Jesus's criticism of Jewish authorities of the day did survive, unsurprisingly. It worked for the Romans. So of course there were multiple copies. And the Roman bishops "canonized" that part, also unsurprisingly. They knew which side of their host was buttered.
Tom

If we were to rely entirely on historical knowledge and analysis I agree. My position is largely Faith based that sees the Gospels under Divine Protection. Although we can’t be sure if they contain the exact Words spoken by Jesus the Gospels having communicated through Jesus all God wanted. Is I were to rely solely on historical methods there is certainly the possibility of a very different Jesus from the one presented in the New Testament.
 

sooda

Veteran Member
Nobody, including you, has any way of knowing who or what Jesus's strongest criticism was leveled against.
All you know is what got included in the Bible centuries later. Had Jesus been an anti-Roman extremist, just having a copy of His Message in your possession would be enough evidence to get you crucified. Of course nobody wrote that down. So it couldn't have been amongst the writings included in the Bible by Constantine's bishops, centuries later. Because it didn't exist.
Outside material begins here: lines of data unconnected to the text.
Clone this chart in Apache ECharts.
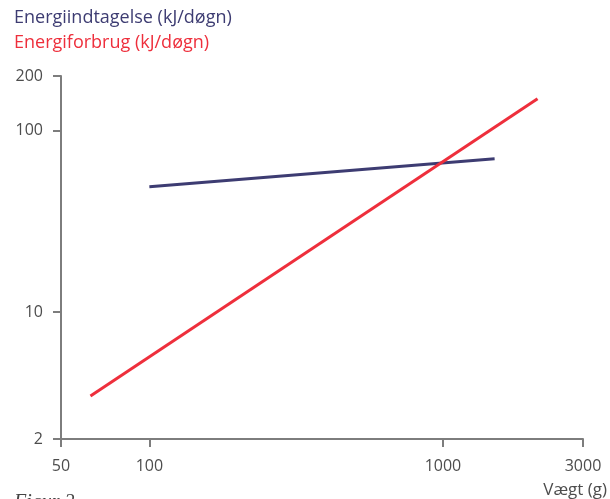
<!DOCTYPE html>
<html><head><meta charset="utf-8">
<script src="https://cdn.jsdelivr.net/npm/echarts@6/dist/echarts.min.js"></script>
<style>html,body{margin:0;padding:0;background:#fff}#c{width:610px;height:499px}</style>
</head><body><div id="c"></div>
<script>
const seriesNames = ['Energiindtagelse (kJ/døgn)', 'Energiforbrug (kJ/døgn)'];
const intakeWeight = [100, 1500];
const intakeEnergy = [49, 70];
const useWeight = [63, 2100];
const useEnergy = [3.45, 150];
const xLabelText = 'Vægt (g)';
const xMin = 50, xMax = 3000, yMin = 2, yMax = 200;

const chart = echarts.init(document.getElementById('c'), null, {renderer: 'canvas'});
const font = '"Open Sans", "DejaVu Sans", sans-serif';
const fmt = v => String(Math.round(v));
chart.setOption({
  animation: false,
  legend: {
    orient: 'vertical', left: 4, top: 4, itemGap: 7, itemWidth: 0, itemHeight: 0, icon: 'none',
    textStyle: {fontFamily: font, fontSize: 18},
    data: [
      {name: seriesNames[0], textStyle: {color: '#3d3c72'}},
      {name: seriesNames[1], textStyle: {color: '#ee2f3c'}}
    ],
    selectedMode: false
  },
  grid: {left: 61, right: 27, top: 76, bottom: 60, containLabel: false},
  xAxis: {
    type: 'log', logBase: 10, min: xMin, max: xMax,
    axisLine: {lineStyle: {color: '#7d7d7d', width: 2}},
    axisTick: {show: true, length: 8, lineStyle: {color: '#7d7d7d', width: 2}},
    axisLabel: {color: '#4d4d4d', fontFamily: font, fontSize: 16, margin: 19, showMinLabel: true, showMaxLabel: true, formatter: fmt},
    splitLine: {show: false}, minorTick: {show: false},
    name: xLabelText, nameLocation: 'end', nameGap: 0,
    nameTextStyle: {color: '#4d4d4d', fontFamily: font, fontSize: 17, align: 'right', verticalAlign: 'top', padding: [43, -24, 0, 0]}
  },
  yAxis: {
    type: 'log', logBase: 10, min: yMin, max: yMax,
    axisLine: {lineStyle: {color: '#7d7d7d', width: 2}},
    axisTick: {show: true, length: 8, lineStyle: {color: '#7d7d7d', width: 2}},
    axisLabel: {color: '#4d4d4d', fontFamily: font, fontSize: 16, margin: 18, showMinLabel: true, showMaxLabel: true, formatter: fmt},
    splitLine: {show: false}, minorTick: {show: false}
  },
  graphic: [{
    type: 'text', left: 14, top: 493,
    style: {text: 'Figur 2', fontFamily: '"Liberation Serif", serif', fontStyle: 'italic', fontSize: 20, fill: '#444'}
  }],
  series: [
    {
      name: seriesNames[0], type: 'line', symbol: 'none',
      lineStyle: {color: '#3d3c72', width: 3}, itemStyle: {color: '#3d3c72'},
      data: intakeWeight.map((w, i) => [w, intakeEnergy[i]])
    },
    {
      name: seriesNames[1], type: 'line', symbol: 'none',
      lineStyle: {color: '#ee2f3c', width: 3}, itemStyle: {color: '#ee2f3c'},
      data: useWeight.map((w, i) => [w, useEnergy[i]])
    }
  ]
});
</script></body></html>
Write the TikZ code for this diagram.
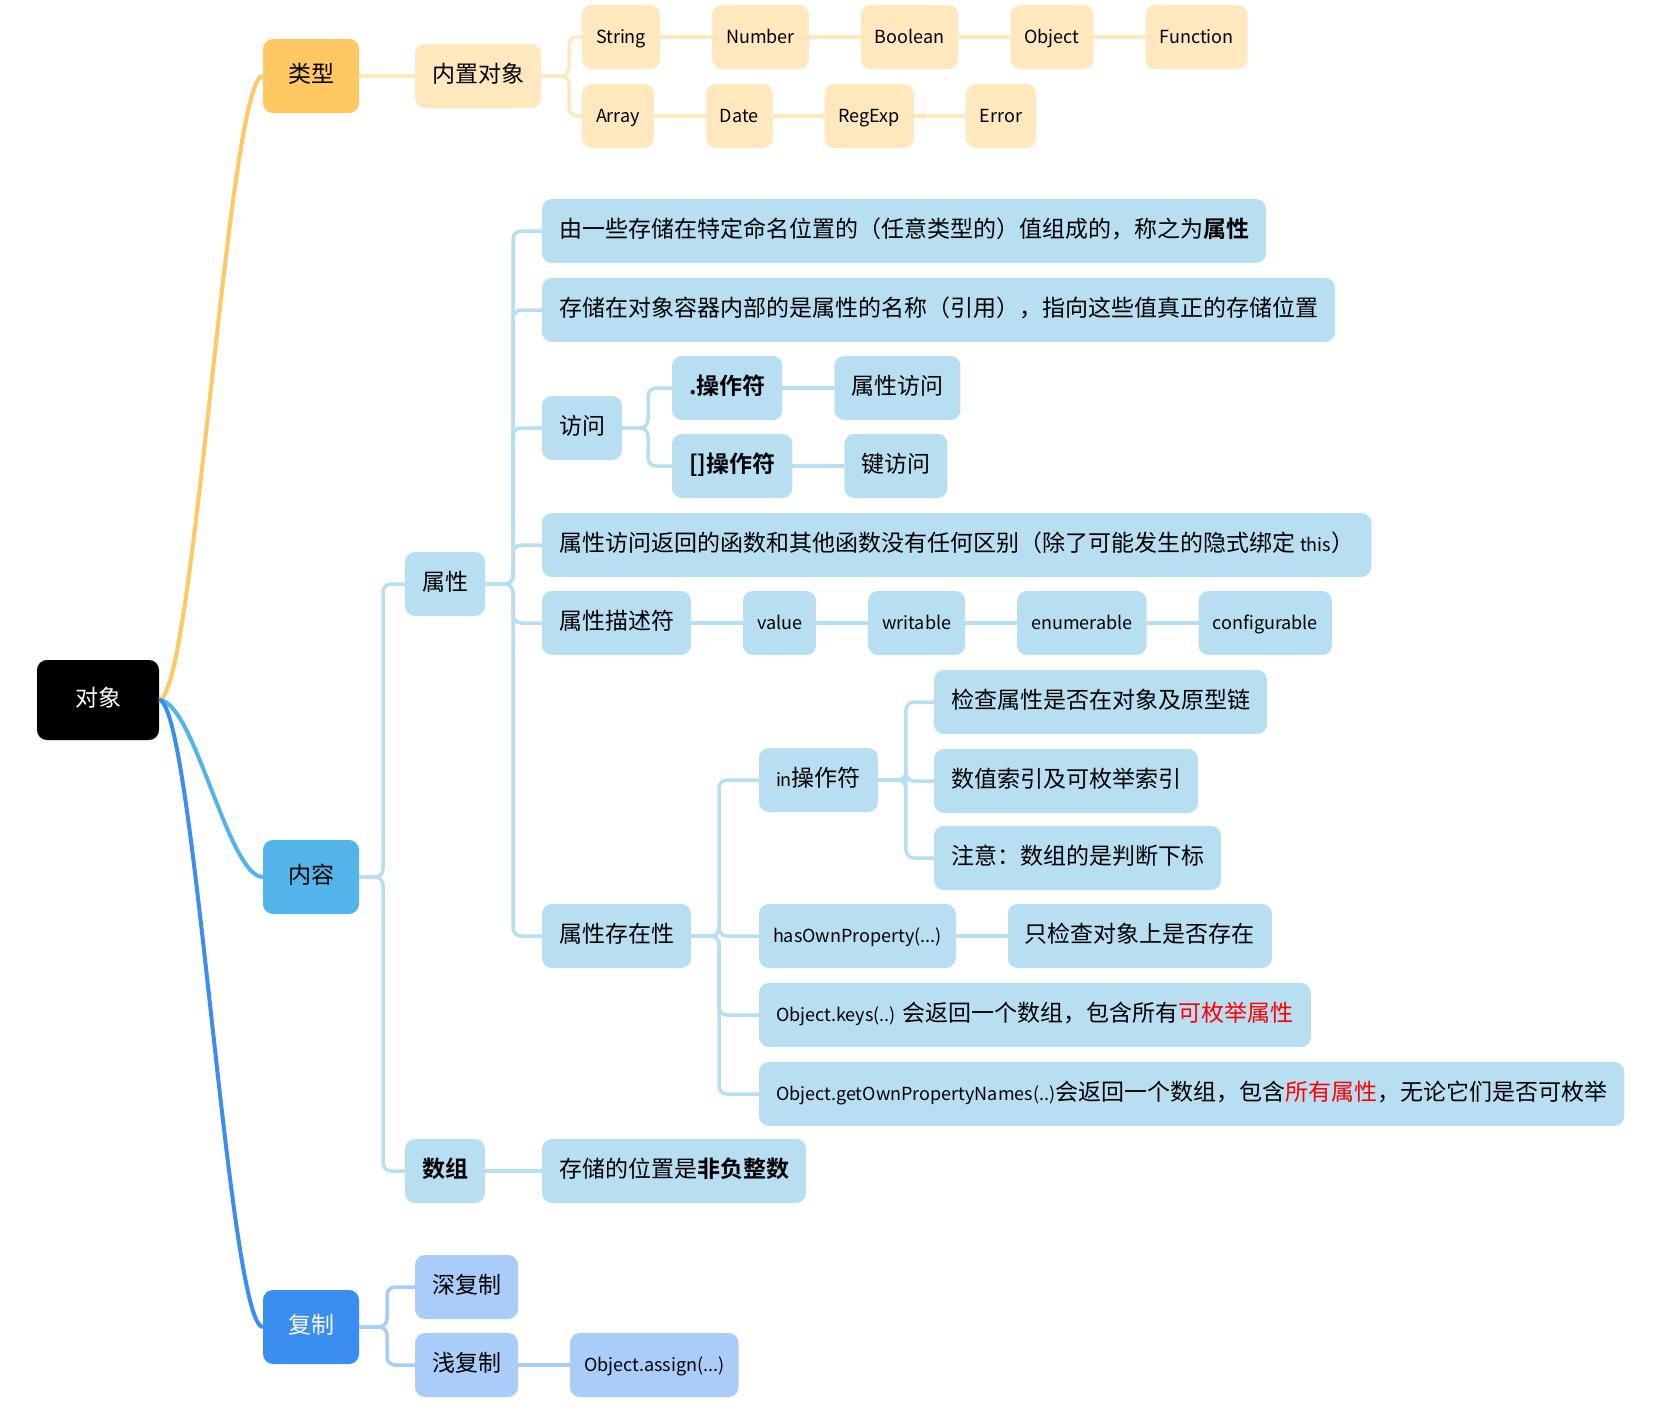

Jesus's criticism of Jewish authorities of the day did survive, unsurprisingly. It worked for the Romans. So of course there were multiple copies. And the Roman bishops "canonized" that part, also unsurprisingly. They knew which side of their host was buttered.
Tom

The burning issue of the times for the Jews was Roman oppression. Why would Jesus have been separate and apart from that?

Depending on how you read Sermon on the Mount there is lots of evidence that he was teaching his followers how to respond to that oppression.
 

Cooky

Veteran Member
The burning issue of the times for the Jews was Roman oppression. Why would Jesus have been separate and apart from that?

Depending on how you read Sermon on the Mount there is lots of evidence that he was teaching his followers how to respond to that oppression.

Well, there's also a lot of evidence of Jesus chastising the Jewish proesthood... So I would say, Jesus had no problem speaking his mind from his own authority, exclusive from politics.